George Poveromo Talks About Sufix

       Every great once in a while, a superb and in-demand, serious saltwater fishing line comes blazing onto the scene like a wild fire. Sufix is a red hot brand, offering a multitude of fishing lines to cover a wide variety of applications.  They also have braided line.

       For a lot of my fishing, I favor Sufix Superior, which is one of the strongest premium monofilament lines.  It is a low-stretch line, which helps promote solid hook sets.  This is especially important when we have a lot of line out behind the boat, such as when we’re trolling, fishing live-baits from a kite, or chunking.  I also like the line’s smaller diameter, compared to the same breaking strength of some other lines.  This lets us spool more of it onto a reel.  And most importantly, the abrasion-resistance of this line is phenomenal.

        The smoothness and quick recovery of the line are also evident when we free line baits for yellowtail snapper.  It’s very supple and easy to handle.  Again, the smaller diameter of this line allows us to step up a class in strength. This is important when finesse fishing for snappers in clear water, while reserving enough strength to keep a big fish from reaching bottom.

SUFIX BRAID –  I have been a big fan of Sufix Performance Braid since it came out.  It is a “round”, super-strong braid that is easy to handle on spin, casting and conventional reels; and it is less prone to wind-knots. 

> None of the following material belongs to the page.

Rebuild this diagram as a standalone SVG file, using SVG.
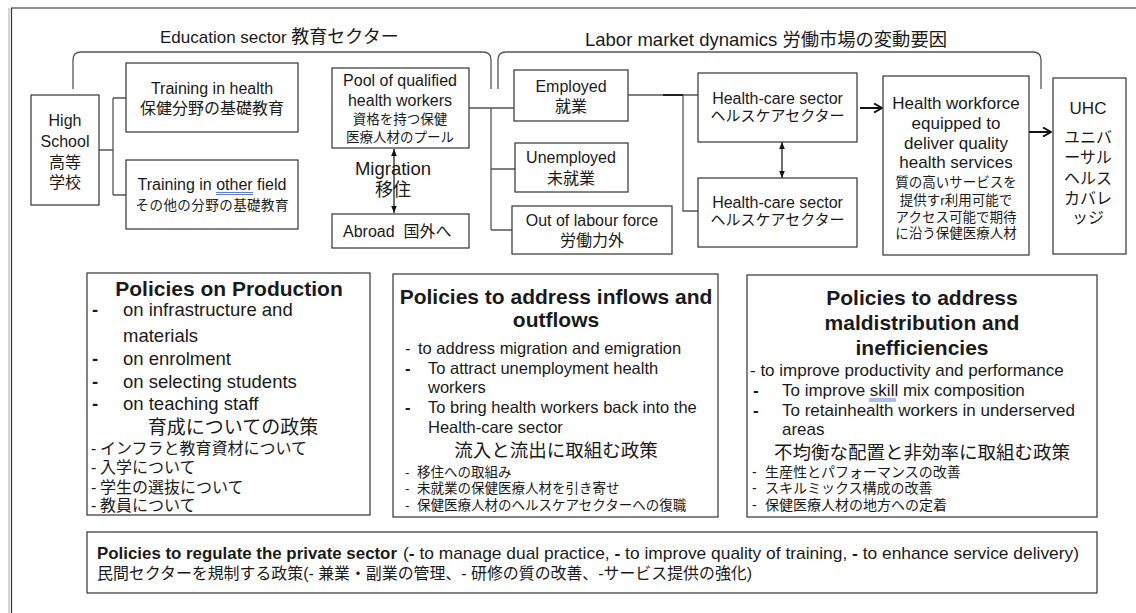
<svg xmlns="http://www.w3.org/2000/svg" width="1136" height="613" viewBox="0 0 1136 613">
<style>
text{font-family:'Liberation Sans','Noto Sans CJK JP',sans-serif;fill:#1a1a1a}
.box{fill:#fff;stroke:#333;stroke-width:1.2}
.c{text-anchor:middle}
.b{font-weight:bold}
.ln{stroke:#555;stroke-width:1.3;fill:none}
.ar{stroke:#111;stroke-width:1.2;fill:none}
.thick{stroke:#111;stroke-width:2;fill:none}
.ul{stroke:#4a6fd0;stroke-width:0.9}
</style>
<defs>
<marker id="tri" viewBox="0 0 10 10" refX="10" refY="5" markerWidth="6" markerHeight="6" orient="auto-start-reverse"><path d="M0,1 L10,5 L0,9 z" fill="#111"/></marker>
<marker id="chev" viewBox="0 0 10 10" refX="9" refY="5" markerUnits="userSpaceOnUse" markerWidth="10" markerHeight="10" orient="auto"><path d="M1,0.5 L9,5 L1,9.5" fill="none" stroke="#111" stroke-width="2"/></marker>
</defs>
<rect width="1136" height="613" fill="#fff"/>
<g id="frame">
<line x1="9" y1="8" x2="9" y2="613" stroke="#aaa" stroke-width="1"/>
<line x1="11.5" y1="8" x2="11.5" y2="613" stroke="#333" stroke-width="1.2"/>
<line x1="11" y1="8" x2="1136" y2="8" stroke="#222" stroke-width="1.2"/>
</g>
<g id="titles">
<text x="160" y="43" font-size="17">Education sector <tspan font-size="18">教育セクター</tspan></text>
<text x="585" y="46" font-size="18.5">Labor market dynamics <tspan font-size="18.3">労働市場の変動要因</tspan></text>
</g>
<g id="connectors">
<path class="ln" d="M73,89 V60 Q73,52 81,52 H483 Q491,52 491,60 V89"/>
<path class="ln" d="M498,89 V60 Q498,52 506,52 H1033 Q1041,52 1041,60 V89"/>
<path class="ln" d="M99,150 H113 M113,98 V195 M113,98 H126 M113,195 H126"/>
<path class="ln" d="M469,108 H514 M491,108 V230 M491,169 H515 M491,230 H512"/>
<path class="ln" d="M628,95 H698 M683,95 V211 H698"/>
<line x1="663" y1="95" x2="683" y2="95" stroke="#222" stroke-width="2"/>
<line class="ar" x1="394" y1="149" x2="394" y2="213" marker-start="url(#tri)" marker-end="url(#tri)"/>
<line class="ar" x1="782" y1="142" x2="782" y2="178" marker-start="url(#tri)" marker-end="url(#tri)"/>
<line class="thick" x1="860" y1="108" x2="882" y2="108" marker-end="url(#chev)"/>
<line class="thick" x1="1029" y1="132" x2="1051" y2="132" marker-end="url(#chev)"/>
</g>
<g id="high-school">
<rect class="box" x="31" y="95" width="68" height="110"/>
<text class="c" x="65" y="126" font-size="16">High</text>
<text class="c" x="65" y="147" font-size="16">School</text>
<text class="c" x="65" y="168" font-size="16">高等</text>
<text class="c" x="65" y="188" font-size="16">学校</text>
</g>
<g id="training-health">
<rect class="box" x="126" y="63" width="172" height="69"/>
<text class="c" x="212" y="94" font-size="16">Training in health</text>
<text class="c" x="212" y="114" font-size="16">保健分野の基礎教育</text>
</g>
<g id="training-other">
<rect class="box" x="126" y="160" width="172" height="69"/>
<text class="c" x="212" y="190" font-size="16">Training in other field</text>
<line class="ul" x1="216" y1="192.5" x2="253" y2="192.5"/>
<line class="ul" x1="216" y1="194.5" x2="253" y2="194.5"/>
<text class="c" x="212" y="210" font-size="13.5" textLength="153" lengthAdjust="spacing">その他の分野の基礎教育</text>
</g>
<g id="pool">
<rect class="box" x="332" y="68" width="137" height="80"/>
<text class="c" x="400" y="86" font-size="16">Pool of qualified</text>
<text class="c" x="400" y="106" font-size="16">health workers</text>
<text class="c" x="400" y="124" font-size="13.5">資格を持つ保健</text>
<text class="c" x="400" y="142" font-size="13.5">医療人材のプール</text>
</g>
<g id="migration">
<text class="c" x="393" y="175" font-size="18.5">Migration</text>
<text class="c" x="393" y="196" font-size="18">移住</text>
</g>
<g id="abroad">
<rect class="box" x="332" y="214" width="137" height="34"/>
<text x="343" y="237" font-size="16">Abroad<tspan dx="9">国外へ</tspan></text>
</g>
<g id="employed">
<rect class="box" x="514" y="70" width="114" height="51"/>
<text class="c" x="571" y="92" font-size="16">Employed</text>
<text class="c" x="571" y="112" font-size="16">就業</text>
</g>
<g id="unemployed">
<rect class="box" x="515" y="143" width="113" height="49"/>
<text class="c" x="571" y="163" font-size="16">Unemployed</text>
<text class="c" x="571" y="184" font-size="16">未就業</text>
</g>
<g id="out-of-labour">
<rect class="box" x="512" y="206" width="160" height="48"/>
<text class="c" x="592" y="226" font-size="16">Out of labour force</text>
<text class="c" x="592" y="246" font-size="16">労働力外</text>
</g>
<g id="hc-sector-1">
<rect class="box" x="698" y="73" width="159" height="69"/>
<text class="c" x="777.5" y="104" font-size="16">Health-care sector</text>
<text class="c" x="777.5" y="121" font-size="15">ヘルスケアセクター</text>
</g>
<g id="hc-sector-2">
<rect class="box" x="698" y="178" width="159" height="69"/>
<text class="c" x="777.5" y="208" font-size="16">Health-care sector</text>
<text class="c" x="777.5" y="225" font-size="15">ヘルスケアセクター</text>
</g>
<g id="health-workforce">
<rect class="box" x="883" y="76" width="146" height="179"/>
<text class="c" x="956" y="109" font-size="17">Health workforce</text>
<text class="c" x="956" y="129" font-size="17">equipped to</text>
<text class="c" x="956" y="149" font-size="17">deliver quality</text>
<text class="c" x="956" y="168" font-size="17">health services</text>
<text class="c" x="956" y="187" font-size="13.5">質の高いサービスを</text>
<text class="c" x="956" y="205" font-size="13.5">提供すr利用可能で</text>
<text class="c" x="956" y="222" font-size="13.5">アクセス可能で期待</text>
<text class="c" x="956" y="238" font-size="13.5">に沿う保健医療人材</text>
</g>
<g id="uhc">
<rect class="box" x="1053" y="78" width="73" height="176"/>
<text class="c" x="1088" y="114" font-size="17">UHC</text>
<text class="c" x="1088" y="143" font-size="16">ユニバ</text>
<text class="c" x="1088" y="163" font-size="16">ーサル</text>
<text class="c" x="1088" y="184" font-size="16">ヘルス</text>
<text class="c" x="1088" y="204" font-size="16">カバレ</text>
<text class="c" x="1088" y="223" font-size="16">ッジ</text>
</g>
<g id="policies-production">
<rect class="box" x="87" y="273" width="283" height="242"/>
<text class="c b" x="229" y="296" font-size="21">Policies on Production</text>
<g font-size="18.5">
<text class="b" x="92" y="316">-</text><text x="123" y="316">on infrastructure and</text>
<text x="123" y="342">materials</text>
<text class="b" x="92" y="365">-</text><text x="123" y="365">on enrolment</text>
<text class="b" x="92" y="388">-</text><text x="123" y="388">on selecting students</text>
<text class="b" x="92" y="410">-</text><text x="123" y="410">on teaching staff</text>
</g>
<text class="c" x="233" y="434" font-size="19">育成についての政策</text>
<g font-size="16">
<text x="91" y="454">-</text><text x="100" y="454">インフラと教育資材について</text>
<text x="91" y="473">-</text><text x="100" y="473">入学について</text>
<text x="91" y="493">-</text><text x="100" y="493">学生の選抜について</text>
<text x="91" y="511">-</text><text x="100" y="511">教員について</text>
</g>
</g>
<g id="policies-flows">
<rect class="box" x="393" y="274" width="325" height="243"/>
<text class="c b" x="556" y="304" font-size="21">Policies to address inflows and</text>
<text class="c b" x="556" y="327" font-size="21">outflows</text>
<g font-size="16.5">
<text x="405" y="354">-</text><text x="418" y="354">to address migration and emigration</text>
<text class="b" x="405" y="374">-</text><text x="428" y="374">To attract unemployment health</text>
<text x="428" y="393">workers</text>
<text class="b" x="405" y="413">-</text><text x="428" y="413">To bring health workers back into the</text>
<text x="428" y="433">Health-care sector</text>
</g>
<text class="c" x="556" y="457" font-size="18.5">流入と流出に取組む政策</text>
<g font-size="13.5">
<text x="405" y="477">-</text><text x="417" y="477">移住への取組み</text>
<text x="405" y="493">-</text><text x="417" y="493">未就業の保健医療人材を引き寄せ</text>
<text x="405" y="510">-</text><text x="417" y="510">保健医療人材のヘルスケアセクターへの復職</text>
</g>
</g>
<g id="policies-maldistribution">
<rect class="box" x="747" y="275" width="350" height="242"/>
<text class="c b" x="922" y="305" font-size="21">Policies to address</text>
<text class="c b" x="922" y="330" font-size="21">maldistribution and</text>
<text class="c b" x="922" y="355" font-size="21">inefficiencies</text>
<g font-size="17">
<text x="750" y="376">- to improve productivity and performance</text>
<text class="b" x="753" y="396">-</text><text x="782" y="396">To improve skill mix composition</text>
<line class="ul" x1="869" y1="399" x2="896" y2="399"/>
<line class="ul" x1="869" y1="401" x2="896" y2="401"/>
<text class="b" x="753" y="416">-</text><text x="782" y="416">To retainhealth workers in underserved</text>
<text x="782" y="435">areas</text>
</g>
<text class="c" x="922" y="459" font-size="18.5">不均衡な配置と非効率に取組む政策</text>
<g font-size="14">
<text x="752" y="477">-</text><text x="765" y="477">生産性とパフォーマンスの改善</text>
<text x="752" y="493">-</text><text x="765" y="493">スキルミックス構成の改善</text>
<text x="752" y="510">-</text><text x="765" y="510">保健医療人材の地方への定着</text>
</g>
</g>
<g id="policies-private">
<rect class="box" x="87" y="532" width="1010" height="61"/>
<text class="b" x="97" y="559" font-size="16.5" textLength="300" lengthAdjust="spacingAndGlyphs">Policies to regulate the private sector</text>
<text x="403" y="559" font-size="17" textLength="676" lengthAdjust="spacingAndGlyphs">(<tspan class="b">-</tspan> to manage dual practice, <tspan class="b">-</tspan> to improve quality of training, <tspan class="b">-</tspan> to enhance service delivery)</text>
<text x="97" y="579" font-size="16" textLength="655" lengthAdjust="spacingAndGlyphs">民間セクターを規制する政策(- 兼業・副業の管理、- 研修の質の改善、-サービス提供の強化)</text>
</g>
</svg>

        Just when I thought this braid couldn’t be topped, out comes Sufix 832 Advanced Superline. Constructed of 8 fibers (seven Dyneema and one GORE Performance Fiber) and with 32 weaves (pics) per inch, this is a phenomenally strong and durable, small-diameter braid.  The line is more abrasion resistant than its predecessor, which is saying a lot!  Plus, it promotes farther casting and better accuracy.  I use it for bottom fishing, deep jigging, fishing around bridges or other threatening structure and even on many of my big game reels, like those for day-time swordfishing, and the ones where we’ve gone the “top-shot” route to gain line capacity.